Lecture Notes: Electrical Fields

Summary of the Lecture

The lecture provided an in-depth discussion on electrical fields, point charges, and forces between charged particles. Essential formulas and concepts related to electric fields and forces were explained, including the properties of point charges, the behavior of electrical fields created by differently charged particles, and operational dynamics within uniform and radial fields.

Detailed Notes

1. Introduction to Electrical Fields

• Electrical fields are generated by electric charges.
• Point Charge: A charge at a single point, such as a proton or an electron.

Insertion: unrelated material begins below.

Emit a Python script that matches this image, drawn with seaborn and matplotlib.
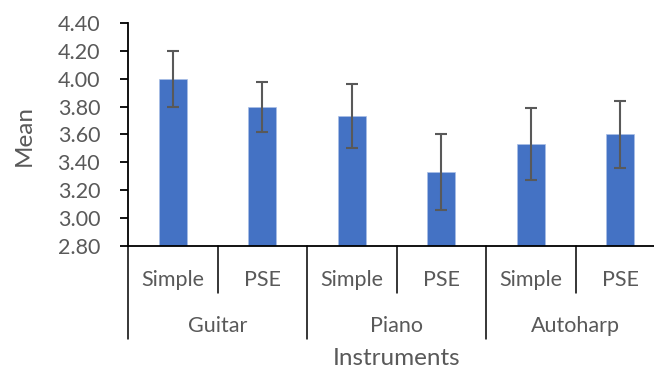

2. Properties of Point Charges

• The field is radially outward for positive charges and inward for negative charges.
• Electric Field Strength: Calculated as ( E = \frac{KQ}{R^2} )
  • (E) represents electric field strength.
  • (K) is the Coulomb's constant.
  • (Q) is the charge of the point charge.
  • (R) is the distance from the charge.

3. Forces Between Charged Particles

• Oppositely charged particles attract.
• Like charged particles repel.
• Coulomb's Law (for two point charges): ( F = \frac{KQ_1Q_2}{R^2} )
  • (F) stands for force.
  • (Q_1) and (Q_2) represent the charges of two interacting point charges.
  • (R) is the distance between the centers of the two charges.

4. Electric Field Diagrams

• Field lines are vectors.
• Lines cancel out in the middle in diagrams with only negative charges.
• Uniform fields shown with even, parallel lines, differing from radial fields.

5. Uniform Electric Fields

• Created by oppositely charged plates; known as a dipole field.
• Equations in a Uniform Field:
  • Electric Field Strength: (E = \frac{V}{D})
  • Force: (F = QE)
  • Work: (W = QV)
    • (V) is voltage.
    • (D) is distance between the plates.
    • (F) is the force in Newtons.
    • (Q) is the charge of the point charge.
    • (W) is the work in Joules.

6. Application of Knowledge

• Example: Calculating the force on an electron placed between two charged plates 30 cm apart with a potential difference of 20 volts.
• Solution:
  • Find Electric Field Strength: (E = \frac{20V}{0.3m} = 66.7 \text{ N/C} )
  • Calculate Force: (F = E \times Q = 66.7 \times 1.6 \times 10^{-19} \text{ C} = 1.0672 \times 10^{-17} \text{ N} )

These notes capture the essential concepts and calculations explained in the lecture regarding electrical fields and the dynamics of charged particles.